Goal:
Give the listing again exactly, omitting its images.

|---|

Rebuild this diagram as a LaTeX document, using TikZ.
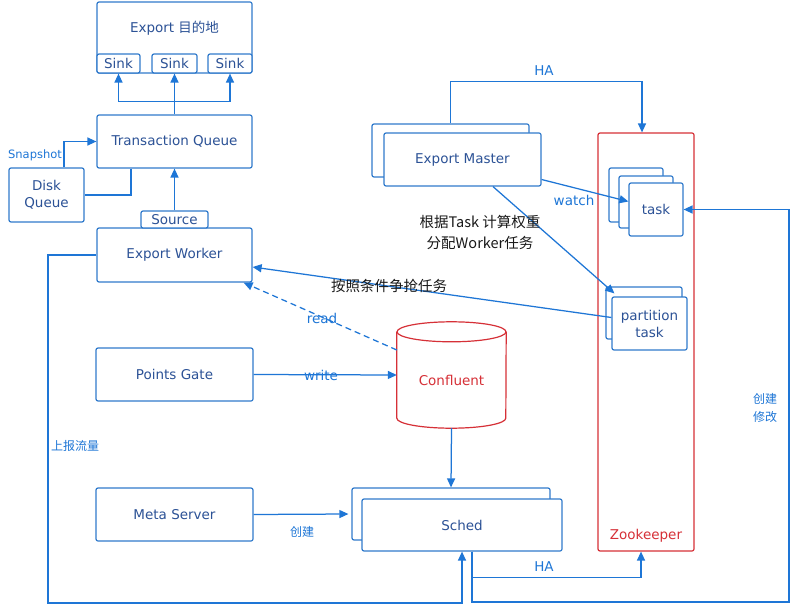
\documentclass[tikz,border=0pt]{standalone}
\usepackage{fontspec}
\setmainfont{DejaVu Sans}
\newfontfamily\cjk{Noto Sans CJK SC}
\usetikzlibrary{arrows.meta}
\definecolor{linec}{RGB}{30,118,214}
\definecolor{boxc}{RGB}{48,122,204}
\definecolor{txtc}{RGB}{44,82,150}
\definecolor{redc}{RGB}{214,48,55}
\definecolor{blk}{RGB}{25,25,25}
\begin{document}
\begin{tikzpicture}[x=1pt,y=-1pt,
  bx/.style={draw=boxc, line width=1.2pt, rounded corners=2pt, fill=white, text=txtc, font=\fontsize{13.5}{17}\selectfont, inner sep=0pt, align=center},
  redbox/.style={draw=redc, line width=1.2pt, rounded corners=2pt},
  ln/.style={draw=linec, line width=1.25pt},
  ar/.style={ln, -{Triangle[length=9pt,width=8pt]}},
  lbl/.style={text=linec, font=\fontsize{13.5}{16}\selectfont, inner sep=1pt},
  slbl/.style={text=linec, font=\cjk\fontsize{12}{18}\selectfont, inner sep=1pt, align=center},
  blbl/.style={text=blk, font=\cjk\fontsize{14.5}{21}\selectfont, inner sep=1pt, align=center},
  txt/.style={text=txtc, font=\fontsize{13.5}{16}\selectfont, inner sep=1pt},
  redtxt/.style={text=redc, font=\fontsize{13.5}{16}\selectfont, inner sep=1pt},
]
\useasboundingbox[fill=white] (0,0) rectangle (800,604);

% ---- left column ----
\node[bx, minimum width=155pt, minimum height=71pt] (dest) at (174.5,37.5) {};
\node[txt] (destl) at (174.5,28) {Export {\cjk 目的地}};
\node[bx, minimum width=43pt, minimum height=19pt] (sink1) at (118.5,63.5) {Sink};
\node[bx, minimum width=45pt, minimum height=19pt] (sink2) at (174.5,63.5) {Sink};
\node[bx, minimum width=44pt, minimum height=19pt] (sink3) at (230,63.5) {Sink};

\node[bx, minimum width=155pt, minimum height=53pt] (tq) at (174.5,141.5) {Transaction Queue};
\node[bx, minimum width=75pt, minimum height=54pt] (disk) at (46.5,195) {Disk\\Queue};
\node[bx, minimum width=155pt, minimum height=54pt] (worker) at (174.5,255) {Export Worker};
\node[bx, minimum width=67pt, minimum height=17pt] (source) at (174.5,219.5) {Source};
\node[bx, minimum width=157pt, minimum height=53pt] (gate) at (174.5,374.5) {Points Gate};
\node[bx, minimum width=157pt, minimum height=53pt] (meta) at (174.5,514.5) {Meta Server};

% ---- master ----
\node[bx, minimum width=157pt, minimum height=53pt] (masterb) at (450.5,150.5) {};
\node[bx, minimum width=157pt, minimum height=53pt] (masterf) at (462.5,159.5) {Export Master};

% ---- zookeeper ----
\node[redbox, minimum width=96pt, minimum height=418pt] (zk) at (646,342) {};
\node[redtxt] (zkl) at (646,536) {Zookeeper};
\node[bx, minimum width=54pt, minimum height=54pt] (taskb) at (636,195) {};
\node[bx, minimum width=54pt, minimum height=52pt] (taskm) at (646,202) {};
\node[bx, minimum width=54pt, minimum height=53pt] (taskf) at (656,209.5) {task};
\node[bx, minimum width=76pt, minimum height=52pt] (partb) at (644,313) {};
\node[bx, minimum width=75pt, minimum height=53pt] (partf) at (649.5,323.5) {partition\\task};

% ---- confluent cylinder ----
\node[minimum width=109pt, minimum height=106pt, inner sep=0pt] (conf) at (451.5,375) {};
\node[redtxt] (confl) at (451.5,380) {Confluent};
\draw[draw=redc, line width=1.2pt] ([yshift=-10pt]conf.north) ellipse [x radius=54.5pt, y radius=10pt];
\draw[draw=redc, line width=1.2pt] ([yshift=-10pt]conf.north west) -- ([yshift=10pt]conf.south west)
  arc[start angle=180, end angle=360, x radius=54.5pt, y radius=10pt] -- ([yshift=-10pt]conf.north east);

% ---- sched ----
\node[bx, minimum width=198pt, minimum height=52pt] (schedb) at (451,514) {};
\node[bx, minimum width=200pt, minimum height=52pt] (schedf) at (462,525) {Sched};

% ---- connectors ----
\draw[ln] (tq.north) -- ++(0,-13) coordinate (j1);
\draw[ar] (j1) -| (sink1.south);
\draw[ar] (j1) -| (sink3.south);
\draw[ar] (j1) -- (sink2.south);
\draw[ar] ([xshift=17.5pt]disk.north) |- (tq.west);
\node[lbl, font=\fontsize{11.5}{14}\selectfont] (snap) at (35,155) {Snapshot};
\draw[ln] ([xshift=-43.5pt]tq.south) |- (disk.east);
\draw[ar] (source.north) -- (tq.south);

\coordinate (c1) at (48,603);
\draw[ar] (worker.west) -| (c1) -| (schedf.south);
\node[slbl] (report) at (75,446) {上报流量};

\coordinate (c2) at (789,602);
\draw[ar] ([xshift=10pt]schedf.south) |- (c2) |- (taskf.east);
\node[slbl] (create2) at (765,408) {创建\\修改};

\draw[ar] ([xshift=10pt]schedf.south) -- ++(0,26) -| ([xshift=-5pt]zk.south);
\node[lbl] (ha2) at (544,567) {HA};

\draw[ar] (masterb.north) -- ++(0,-42) -| ([xshift=-4pt]zk.north);
\node[lbl] (ha1) at (544,71) {HA};

\draw[ar] ([yshift=-20pt]masterf.east) -- ([yshift=8pt]taskf.west);
\node[lbl] (watch) at (574,200) {watch};

\draw[ar] ([xshift=30.5pt]masterf.south) -- ([xshift=3pt,yshift=3pt]partf.north west);
\node[blbl] (weight) at (480,232) {根据Task 计算权重\\分配Worker任务};

\draw[ar] ([yshift=6pt]partf.west) -- ([yshift=-12pt]worker.east);
\node[blbl] (grab) at (389,286) {按照条件争抢任务};

\draw[ar, dashed, dash pattern=on 6pt off 4pt] ([yshift=25pt]conf.west) -- ([xshift=-9pt]worker.south east);
\node[lbl] (read) at (322,318) {read};

\draw[ar] (gate.east) -- (conf.west);
\node[lbl] (write) at (321,375) {write};

\draw[ar] (meta.east) -- ([xshift=-3pt]schedb.west);
\node[slbl] (create1) at (302,532) {创建};

\draw[ar] (conf.south) -- (schedb.north);
\end{tikzpicture}
\end{document}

|---|

The answer:
Rebuild this diagram as a LaTeX document, using TikZ.
\documentclass[tikz,border=0pt]{standalone}
\usepackage{fontspec}
\setmainfont{DejaVu Sans}
\newfontfamily\cjk{Noto Sans CJK SC}
\usetikzlibrary{arrows.meta}
\definecolor{linec}{RGB}{30,118,214}
\definecolor{boxc}{RGB}{48,122,204}
\definecolor{txtc}{RGB}{44,82,150}
\definecolor{redc}{RGB}{214,48,55}
\definecolor{blk}{RGB}{25,25,25}
\begin{document}
\begin{tikzpicture}[x=1pt,y=-1pt,
  bx/.style={draw=boxc, line width=1.2pt, rounded corners=2pt, fill=white, text=txtc, font=\fontsize{13.5}{17}\selectfont, inner sep=0pt, align=center},
  redbox/.style={draw=redc, line width=1.2pt, rounded corners=2pt},
  ln/.style={draw=linec, line width=1.25pt},
  ar/.style={ln, -{Triangle[length=9pt,width=8pt]}},
  lbl/.style={text=linec, font=\fontsize{13.5}{16}\selectfont, inner sep=1pt},
  slbl/.style={text=linec, font=\cjk\fontsize{12}{18}\selectfont, inner sep=1pt, align=center},
  blbl/.style={text=blk, font=\cjk\fontsize{14.5}{21}\selectfont, inner sep=1pt, align=center},
  txt/.style={text=txtc, font=\fontsize{13.5}{16}\selectfont, inner sep=1pt},
  redtxt/.style={text=redc, font=\fontsize{13.5}{16}\selectfont, inner sep=1pt},
]
\useasboundingbox[fill=white] (0,0) rectangle (800,604);

% ---- left column ----
\node[bx, minimum width=155pt, minimum height=71pt] (dest) at (174.5,37.5) {};
\node[txt] (destl) at (174.5,28) {Export {\cjk 目的地}};
\node[bx, minimum width=43pt, minimum height=19pt] (sink1) at (118.5,63.5) {Sink};
\node[bx, minimum width=45pt, minimum height=19pt] (sink2) at (174.5,63.5) {Sink};
\node[bx, minimum width=44pt, minimum height=19pt] (sink3) at (230,63.5) {Sink};

\node[bx, minimum width=155pt, minimum height=53pt] (tq) at (174.5,141.5) {Transaction Queue};
\node[bx, minimum width=75pt, minimum height=54pt] (disk) at (46.5,195) {Disk\\Queue};
\node[bx, minimum width=155pt, minimum height=54pt] (worker) at (174.5,255) {Export Worker};
\node[bx, minimum width=67pt, minimum height=17pt] (source) at (174.5,219.5) {Source};
\node[bx, minimum width=157pt, minimum height=53pt] (gate) at (174.5,374.5) {Points Gate};
\node[bx, minimum width=157pt, minimum height=53pt] (meta) at (174.5,514.5) {Meta Server};

% ---- master ----
\node[bx, minimum width=157pt, minimum height=53pt] (masterb) at (450.5,150.5) {};
\node[bx, minimum width=157pt, minimum height=53pt] (masterf) at (462.5,159.5) {Export Master};

% ---- zookeeper ----
\node[redbox, minimum width=96pt, minimum height=418pt] (zk) at (646,342) {};
\node[redtxt] (zkl) at (646,536) {Zookeeper};
\node[bx, minimum width=54pt, minimum height=54pt] (taskb) at (636,195) {};
\node[bx, minimum width=54pt, minimum height=52pt] (taskm) at (646,202) {};
\node[bx, minimum width=54pt, minimum height=53pt] (taskf) at (656,209.5) {task};
\node[bx, minimum width=76pt, minimum height=52pt] (partb) at (644,313) {};
\node[bx, minimum width=75pt, minimum height=53pt] (partf) at (649.5,323.5) {partition\\task};

% ---- confluent cylinder ----
\node[minimum width=109pt, minimum height=106pt, inner sep=0pt] (conf) at (451.5,375) {};
\node[redtxt] (confl) at (451.5,380) {Confluent};
\draw[draw=redc, line width=1.2pt] ([yshift=-10pt]conf.north) ellipse [x radius=54.5pt, y radius=10pt];
\draw[draw=redc, line width=1.2pt] ([yshift=-10pt]conf.north west) -- ([yshift=10pt]conf.south west)
  arc[start angle=180, end angle=360, x radius=54.5pt, y radius=10pt] -- ([yshift=-10pt]conf.north east);

% ---- sched ----
\node[bx, minimum width=198pt, minimum height=52pt] (schedb) at (451,514) {};
\node[bx, minimum width=200pt, minimum height=52pt] (schedf) at (462,525) {Sched};

% ---- connectors ----
\draw[ln] (tq.north) -- ++(0,-13) coordinate (j1);
\draw[ar] (j1) -| (sink1.south);
\draw[ar] (j1) -| (sink3.south);
\draw[ar] (j1) -- (sink2.south);
\draw[ar] ([xshift=17.5pt]disk.north) |- (tq.west);
\node[lbl, font=\fontsize{11.5}{14}\selectfont] (snap) at (35,155) {Snapshot};
\draw[ln] ([xshift=-43.5pt]tq.south) |- (disk.east);
\draw[ar] (source.north) -- (tq.south);

\coordinate (c1) at (48,603);
\draw[ar] (worker.west) -| (c1) -| (schedf.south);
\node[slbl] (report) at (75,446) {上报流量};

\coordinate (c2) at (789,602);
\draw[ar] ([xshift=10pt]schedf.south) |- (c2) |- (taskf.east);
\node[slbl] (create2) at (765,408) {创建\\修改};

\draw[ar] ([xshift=10pt]schedf.south) -- ++(0,26) -| ([xshift=-5pt]zk.south);
\node[lbl] (ha2) at (544,567) {HA};

\draw[ar] (masterb.north) -- ++(0,-42) -| ([xshift=-4pt]zk.north);
\node[lbl] (ha1) at (544,71) {HA};

\draw[ar] ([yshift=-20pt]masterf.east) -- ([yshift=8pt]taskf.west);
\node[lbl] (watch) at (574,200) {watch};

\draw[ar] ([xshift=30.5pt]masterf.south) -- ([xshift=3pt,yshift=3pt]partf.north west);
\node[blbl] (weight) at (480,232) {根据Task 计算权重\\分配Worker任务};

\draw[ar] ([yshift=6pt]partf.west) -- ([yshift=-12pt]worker.east);
\node[blbl] (grab) at (389,286) {按照条件争抢任务};

\draw[ar, dashed, dash pattern=on 6pt off 4pt] ([yshift=25pt]conf.west) -- ([xshift=-9pt]worker.south east);
\node[lbl] (read) at (322,318) {read};

\draw[ar] (gate.east) -- (conf.west);
\node[lbl] (write) at (321,375) {write};

\draw[ar] (meta.east) -- ([xshift=-3pt]schedb.west);
\node[slbl] (create1) at (302,532) {创建};

\draw[ar] (conf.south) -- (schedb.north);
\end{tikzpicture}
\end{document}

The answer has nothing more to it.